Don McClure’s presentation at the Conservation Tillage and Technology Conference last month put some good perspective on what’s at stake with yields when soils become eroded.
McClure, a retired soil expert from the NRCS, shared a slide depicting a study done by Oklahoma State University experts that established a yield index to chronicle the effect soil eroded by raindrops had on yields in Illinois.
The chart shows a correlation between fields with favorable or unfavorable subsoils and yield losses as slopes increase. Unfavorable subsoils were defined as thinner subsoils that don’t allow for favorable root movement.
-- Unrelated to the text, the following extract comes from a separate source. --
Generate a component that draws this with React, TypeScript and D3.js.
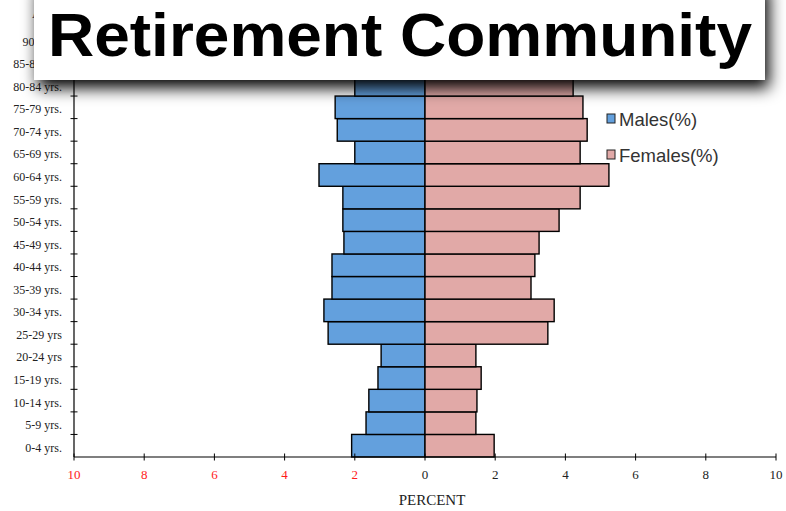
import React, { useEffect, useRef } from 'react';
import * as d3 from 'd3';

const ageGroups = [
  '0-4 yrs.', '5-9 yrs.', '10-14 yrs.', '15-19 yrs.', '20-24 yrs', '25-29 yrs',
  '30-34 yrs.', '35-39 yrs.', '40-44 yrs.', '45-49 yrs.', '50-54 yrs.', '55-59 yrs.',
  '60-64 yrs.', '65-69 yrs.', '70-74 yrs.', '75-79 yrs.', '80-84 yrs.', '85-89 yrs.', '90+ yrs.',
];
const males = [2.09, 1.68, 1.6, 1.34, 1.25, 2.76, 2.88, 2.65, 2.65, 2.31, 2.34, 2.34, 3.02, 2.0, 2.5, 2.56, 2.0, 1.3, 0.6];
const females = [1.97, 1.45, 1.48, 1.6, 1.45, 3.5, 3.68, 3.02, 3.13, 3.25, 3.82, 4.42, 5.24, 4.42, 4.62, 4.5, 4.22, 3.0, 1.6];
const xTicks = [-10, -8, -6, -4, -2, 0, 2, 4, 6, 8, 10];
const legendItems = ['Males(%)', 'Females(%)'];
const title = 'Retirement Community';

const MALE = '#63a0dd';
const FEMALE = '#e1a9a7';

export default function App() {
  const svgRef = useRef<SVGSVGElement>(null);

  useEffect(() => {
    if (!svgRef.current) return;
    const svg = d3.select(svgRef.current);
    svg.selectAll('*').remove();

    const left = 74;
    const right = 776;
    const bottom = 457;
    const step = 22.56;
    const top = bottom - step * ageGroups.length;

    const x = d3.scaleLinear().domain([-10, 10]).range([left, right]);
    const y = d3
      .scaleBand()
      .domain(ageGroups)
      .range([bottom, top])
      .padding(0);

    // shadow filter for title box
    const defs = svg.append('defs');
    const f = defs
      .append('filter')
      .attr('id', 'box-shadow')
      .attr('x', '-10%')
      .attr('y', '-30%')
      .attr('width', '120%')
      .attr('height', '190%');
    f.append('feDropShadow')
      .attr('dx', 4)
      .attr('dy', 8)
      .attr('stdDeviation', 8)
      .attr('flood-color', '#000')
      .attr('flood-opacity', 1);

    // bars
    const rows = svg.append('g');
    ageGroups.forEach((g, i) => {
      rows
        .append('rect')
        .attr('x', x(-males[i]))
        .attr('y', y(g)!)
        .attr('width', x(0) - x(-males[i]))
        .attr('height', y.bandwidth())
        .attr('fill', MALE)
        .attr('stroke', '#000')
        .attr('stroke-width', 1.4);
      rows
        .append('rect')
        .attr('x', x(0))
        .attr('y', y(g)!)
        .attr('width', x(females[i]) - x(0))
        .attr('height', y.bandwidth())
        .attr('fill', FEMALE)
        .attr('stroke', '#000')
        .attr('stroke-width', 1.4);
    });

    // X axis
    svg.append('line')
      .attr('x1', left).attr('x2', right)
      .attr('y1', bottom).attr('y2', bottom)
      .attr('stroke', '#000').attr('stroke-width', 1.2);
    xTicks.forEach((t) => {
      svg.append('line')
        .attr('x1', x(t)).attr('x2', x(t))
        .attr('y1', bottom - 3.5).attr('y2', bottom + 3.5)
        .attr('stroke', '#000').attr('stroke-width', 1);
      svg.append('text')
        .attr('x', x(t))
        .attr('y', bottom + 22)
        .attr('text-anchor', 'middle')
        .style('font-family', '"Liberation Serif", "Times New Roman", serif')
        .style('font-size', '13px')
        .style('fill', t < 0 ? '#ff1a1a' : '#222')
        .text(Math.abs(t));
    });

    // Y axis
    svg.append('line')
      .attr('x1', left).attr('x2', left)
      .attr('y1', top).attr('y2', bottom)
      .attr('stroke', '#000').attr('stroke-width', 1.2);
    d3.range(1, ageGroups.length + 1).forEach((k) => {
      const yy = bottom - k * step;
      svg.append('line')
        .attr('x1', left - 3.5).attr('x2', left + 3.5)
        .attr('y1', yy).attr('y2', yy)
        .attr('stroke', '#000').attr('stroke-width', 1);
    });
    ageGroups.forEach((g) => {
      svg.append('text')
        .attr('x', 62)
        .attr('y', y(g)! + y.bandwidth() / 2 + 6)
        .attr('text-anchor', 'end')
        .style('font-family', '"Liberation Serif", "Times New Roman", serif')
        .style('font-size', '12px')
        .style('fill', '#222')
        .text(g);
    });
    svg.append('text')
      .attr('x', 32)
      .attr('y', 18)
      .style('font-family', '"Liberation Serif", "Times New Roman", serif')
      .style('font-size', '12px')
      .style('fill', '#222')
      .text('AGE');

    svg.append('text')
      .attr('x', 432)
      .attr('y', 505)
      .attr('text-anchor', 'middle')
      .style('font-family', '"Liberation Serif", "Times New Roman", serif')
      .style('font-size', '15px')
      .style('fill', '#222')
      .text('PERCENT');

    // Legend
    const colors = [MALE, FEMALE];
    legendItems.forEach((name, i) => {
      const ly = 119 + i * 36;
      svg.append('rect')
        .attr('x', 607).attr('y', ly - 5)
        .attr('width', 8).attr('height', 9)
        .attr('fill', colors[i])
        .attr('stroke', '#222').attr('stroke-width', 1);
      svg.append('text')
        .attr('x', 619)
        .attr('y', ly + 7)
        .style('font-family', '"Liberation Sans", Arial, sans-serif')
        .style('font-size', '18.5px')
        .style('fill', '#333')
        .text(name);
    });

    // Title box
    svg.append('rect')
      .attr('x', 34).attr('y', -20)
      .attr('width', 731).attr('height', 100)
      .attr('fill', '#fff')
      .attr('filter', 'url(#box-shadow)');
    svg.append('text')
      .attr('x', 48)
      .attr('y', 56)
      .attr('textLength', 704)
      .attr('lengthAdjust', 'spacingAndGlyphs')
      .style('font-family', '"Liberation Sans", Arial, sans-serif')
      .style('font-weight', 'bold')
      .style('font-size', '62px')
      .style('fill', '#000')
      .text(title);
  }, []);

  return (
    <svg
      ref={svgRef}
      width={786}
      height={511}
      style={{ position: 'absolute', left: 0, top: 0, background: '#fff' }}
    />
  );
}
For example, in a field area with 0-2% slopes and favorable subsoil, 100% of production was realized in uneroded soils, followed by 97% with moderate erosion and 90% with severe erosion.
But with unfavorable subsoils, moderate erosion dropped to 95% and severe erosion to 80%.
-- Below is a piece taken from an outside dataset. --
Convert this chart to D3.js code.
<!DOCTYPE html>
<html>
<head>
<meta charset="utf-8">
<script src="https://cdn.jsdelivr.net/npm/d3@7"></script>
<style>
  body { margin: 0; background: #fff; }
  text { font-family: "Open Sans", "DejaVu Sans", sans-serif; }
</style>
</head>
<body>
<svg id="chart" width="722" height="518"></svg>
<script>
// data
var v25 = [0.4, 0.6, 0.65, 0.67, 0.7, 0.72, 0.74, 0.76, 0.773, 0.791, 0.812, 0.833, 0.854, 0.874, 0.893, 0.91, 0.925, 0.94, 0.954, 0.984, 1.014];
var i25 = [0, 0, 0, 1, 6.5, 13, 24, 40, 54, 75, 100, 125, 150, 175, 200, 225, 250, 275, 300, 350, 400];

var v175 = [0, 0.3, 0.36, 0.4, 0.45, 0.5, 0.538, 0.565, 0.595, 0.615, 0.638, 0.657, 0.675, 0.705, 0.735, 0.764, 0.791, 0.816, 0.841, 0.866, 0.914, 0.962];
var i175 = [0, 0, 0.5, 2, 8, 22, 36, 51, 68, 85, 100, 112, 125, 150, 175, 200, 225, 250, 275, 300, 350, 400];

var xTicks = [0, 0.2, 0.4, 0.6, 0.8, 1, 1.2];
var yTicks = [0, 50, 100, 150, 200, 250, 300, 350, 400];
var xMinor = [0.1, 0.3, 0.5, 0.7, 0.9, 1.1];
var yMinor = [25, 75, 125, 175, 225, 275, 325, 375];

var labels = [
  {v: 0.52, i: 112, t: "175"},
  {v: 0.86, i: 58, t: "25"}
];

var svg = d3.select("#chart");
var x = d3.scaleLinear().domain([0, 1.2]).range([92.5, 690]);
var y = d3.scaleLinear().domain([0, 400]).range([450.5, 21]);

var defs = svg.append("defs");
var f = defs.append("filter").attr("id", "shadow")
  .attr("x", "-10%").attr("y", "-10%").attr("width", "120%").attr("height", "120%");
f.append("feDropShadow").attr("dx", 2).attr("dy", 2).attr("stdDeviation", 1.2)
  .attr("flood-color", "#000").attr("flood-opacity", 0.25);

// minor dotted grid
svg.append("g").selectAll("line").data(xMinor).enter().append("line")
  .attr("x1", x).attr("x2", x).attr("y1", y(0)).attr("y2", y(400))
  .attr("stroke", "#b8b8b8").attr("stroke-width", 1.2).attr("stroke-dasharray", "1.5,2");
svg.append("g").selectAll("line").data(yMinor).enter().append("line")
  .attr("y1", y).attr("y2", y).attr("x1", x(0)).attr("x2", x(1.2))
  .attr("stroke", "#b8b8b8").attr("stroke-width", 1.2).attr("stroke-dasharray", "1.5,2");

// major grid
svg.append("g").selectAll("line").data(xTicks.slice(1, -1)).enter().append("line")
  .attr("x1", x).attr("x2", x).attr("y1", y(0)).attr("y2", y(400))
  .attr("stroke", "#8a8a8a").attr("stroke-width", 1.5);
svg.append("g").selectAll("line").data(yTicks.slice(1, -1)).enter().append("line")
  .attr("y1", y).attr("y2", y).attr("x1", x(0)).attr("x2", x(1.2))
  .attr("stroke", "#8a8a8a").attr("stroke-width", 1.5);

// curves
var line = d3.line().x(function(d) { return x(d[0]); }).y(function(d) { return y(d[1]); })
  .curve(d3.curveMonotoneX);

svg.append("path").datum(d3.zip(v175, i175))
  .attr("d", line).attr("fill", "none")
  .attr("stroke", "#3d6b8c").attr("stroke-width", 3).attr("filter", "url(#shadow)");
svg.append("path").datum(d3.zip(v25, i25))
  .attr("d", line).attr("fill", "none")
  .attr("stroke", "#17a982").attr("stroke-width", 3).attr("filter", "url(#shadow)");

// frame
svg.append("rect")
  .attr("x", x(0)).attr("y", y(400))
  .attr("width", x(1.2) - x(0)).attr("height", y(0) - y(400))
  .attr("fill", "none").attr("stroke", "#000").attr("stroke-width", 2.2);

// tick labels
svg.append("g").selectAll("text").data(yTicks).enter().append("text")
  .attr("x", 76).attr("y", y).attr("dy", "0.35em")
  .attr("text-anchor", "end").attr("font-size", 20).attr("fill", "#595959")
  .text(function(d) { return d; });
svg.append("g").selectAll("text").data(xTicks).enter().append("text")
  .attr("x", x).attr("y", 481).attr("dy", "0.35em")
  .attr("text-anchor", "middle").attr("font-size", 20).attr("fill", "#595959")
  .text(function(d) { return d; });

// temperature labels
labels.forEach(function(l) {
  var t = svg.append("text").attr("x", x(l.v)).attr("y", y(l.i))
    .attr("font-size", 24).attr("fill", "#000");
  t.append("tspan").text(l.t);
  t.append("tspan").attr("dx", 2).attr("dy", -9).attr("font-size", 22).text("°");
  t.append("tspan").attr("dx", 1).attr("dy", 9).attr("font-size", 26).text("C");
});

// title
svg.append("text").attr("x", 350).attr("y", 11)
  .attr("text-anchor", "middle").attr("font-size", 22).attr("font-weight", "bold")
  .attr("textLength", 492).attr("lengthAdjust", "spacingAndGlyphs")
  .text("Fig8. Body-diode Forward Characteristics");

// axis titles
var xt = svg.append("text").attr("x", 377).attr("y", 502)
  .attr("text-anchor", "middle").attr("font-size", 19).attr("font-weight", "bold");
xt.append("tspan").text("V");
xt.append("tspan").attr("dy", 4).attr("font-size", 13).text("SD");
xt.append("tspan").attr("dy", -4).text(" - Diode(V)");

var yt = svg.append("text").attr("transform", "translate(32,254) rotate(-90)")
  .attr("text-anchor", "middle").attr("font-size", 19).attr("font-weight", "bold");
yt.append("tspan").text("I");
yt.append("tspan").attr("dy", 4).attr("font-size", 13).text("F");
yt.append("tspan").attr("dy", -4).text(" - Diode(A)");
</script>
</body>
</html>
In a field area with 5-10% slope, favorable subsoils with severe erosion were still able to get 87% of production, while that dropped to 76% in unfavorable subsoils with severe erosion. The higher the slopes, the lower the yield index fell, especially if erosion was severe.
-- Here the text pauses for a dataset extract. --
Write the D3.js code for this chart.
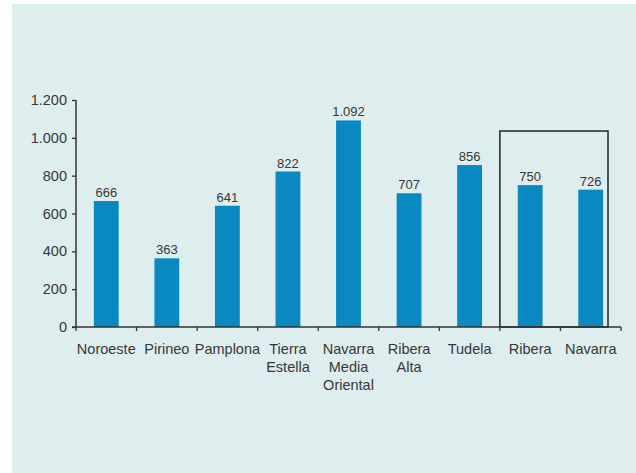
<!DOCTYPE html>
<html>
<head>
<meta charset="utf-8">
<script src="https://cdn.jsdelivr.net/npm/d3@7"></script>
<style>
  html, body { margin: 0; padding: 0; background: #ffffff; }
  svg { display: block; }
  text { font-family: "Liberation Sans", Arial, sans-serif; fill: #383838; }
</style>
</head>
<body>
<svg id="chart" width="636" height="473"></svg>
<script>
// Comarcas de Navarra
const categories = ["Noroeste", "Pirineo", "Pamplona", "Tierra Estella", "Navarra Media Oriental", "Ribera Alta", "Tudela", "Ribera", "Navarra"];
const labelLines = [["Noroeste"], ["Pirineo"], ["Pamplona"], ["Tierra", "Estella"], ["Navarra", "Media", "Oriental"], ["Ribera", "Alta"], ["Tudela"], ["Ribera"], ["Navarra"]];
const values = [666, 363, 641, 822, 1092, 707, 856, 750, 726];
const yTicks = [0, 200, 400, 600, 800, 1000, 1200];
// Categories grouped inside the framed box
const highlighted = ["Ribera", "Navarra"];

const svg = d3.select("#chart");
const W = 636, H = 473;

// panel background
svg.append("rect").attr("x", 12).attr("y", 4).attr("width", W - 12).attr("height", H - 4)
  .attr("fill", "#deeded");

const margin = { left: 76, right: 15, top: 100, bottom: 146 };
const x = d3.scaleBand().domain(categories)
  .range([margin.left, W - margin.right])
  .paddingInner(0.59).paddingOuter(0.295);
const y = d3.scaleLinear().domain([0, 1200]).range([H - margin.bottom, margin.top]);

const fmt = d3.formatLocale({ decimal: ",", thousands: ".", grouping: [3], currency: ["", " €"] }).format(",d");
const step = x.step();
const half = (step - x.bandwidth()) / 2;

// bars
svg.append("g").selectAll("rect").data(values).join("rect")
  .attr("x", (d, i) => x(categories[i]))
  .attr("y", d => y(d))
  .attr("width", x.bandwidth())
  .attr("height", d => y(0) - y(d))
  .attr("fill", "#0a89c1");

// value labels
svg.append("g").selectAll("text").data(values).join("text")
  .attr("x", (d, i) => x(categories[i]) + x.bandwidth() / 2)
  .attr("y", d => y(d) - 4)
  .attr("text-anchor", "middle")
  .attr("font-size", 13)
  .text(d => fmt(d));

// framed group
const boxLeft = x(highlighted[0]) - half;
const boxRight = x(highlighted[highlighted.length - 1]) + x.bandwidth() + half - 13;
svg.append("rect")
  .attr("x", boxLeft).attr("y", y(1036))
  .attr("width", boxRight - boxLeft).attr("height", y(0) - y(1036))
  .attr("fill", "none").attr("stroke", "#222222").attr("stroke-width", 1.5);

// y axis
const yAxis = svg.append("g").attr("transform", `translate(${margin.left},0)`)
  .call(d3.axisLeft(y).tickValues(yTicks).tickSize(4).tickPadding(5).tickFormat(fmt));
yAxis.select(".domain").attr("stroke", "#333333").attr("stroke-width", 1.5).attr("d", `M0,${y(1200)}V${y(0)}`);
yAxis.selectAll(".tick line").attr("stroke", "#333333").attr("stroke-width", 1.3);
yAxis.selectAll(".tick text").attr("font-size", 14.5).attr("font-family", "Liberation Sans, Arial, sans-serif").attr("fill", "#383838");

// x axis with ticks at category boundaries
const xAxis = svg.append("g");
const x0 = margin.left, x1 = W - margin.right;
xAxis.append("line").attr("x1", x0 - 4).attr("x2", x1).attr("y1", y(0)).attr("y2", y(0))
  .attr("stroke", "#333333").attr("stroke-width", 1.5);
const bounds = d3.range(categories.length + 1).map(i => x0 + i * step);
xAxis.selectAll("line.tk").data(bounds).join("line").attr("class", "tk")
  .attr("x1", d => d).attr("x2", d => d).attr("y1", y(0)).attr("y2", y(0) + 4)
  .attr("stroke", "#333333").attr("stroke-width", 1.3);

// category labels
const lbl = svg.append("g").selectAll("text").data(categories).join("text")
  .attr("text-anchor", "middle")
  .attr("font-size", 14.5)
  .attr("transform", (d) => `translate(${x(d) + x.bandwidth() / 2},${y(0) + 27})`);
lbl.each(function (d, i) {
  const t = d3.select(this);
  labelLines[i].forEach((line, j) => {
    t.append("tspan").attr("x", 0).attr("dy", j === 0 ? 0 : 18).text(line);
  });
});
</script>
</body>
</html>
Obviously our readers farm in a variety of topographies, from flatlands to steep rolling hills. But the message here is that thin, eroded soils cost you money. With tight times ahead, shouldn’t we be leaving as much of soil in our fields as we can?
In our main feature today, Gainesville, Texas, no-tiller Andy Popp discusses how he ditched the plow on his farm several years ago and started seeding cover crops to improve both soil health and forage options for his cows and calves. He pointed to a creek in one field that was always dry except during heavy rains, but is now flowing with water after his soil management changed.
“Now I drive by guys that I know are good conventional farmers, but see how much they battle fixing terraces and all the washing,” Popp told me recently. “They’re letting their places wash away.”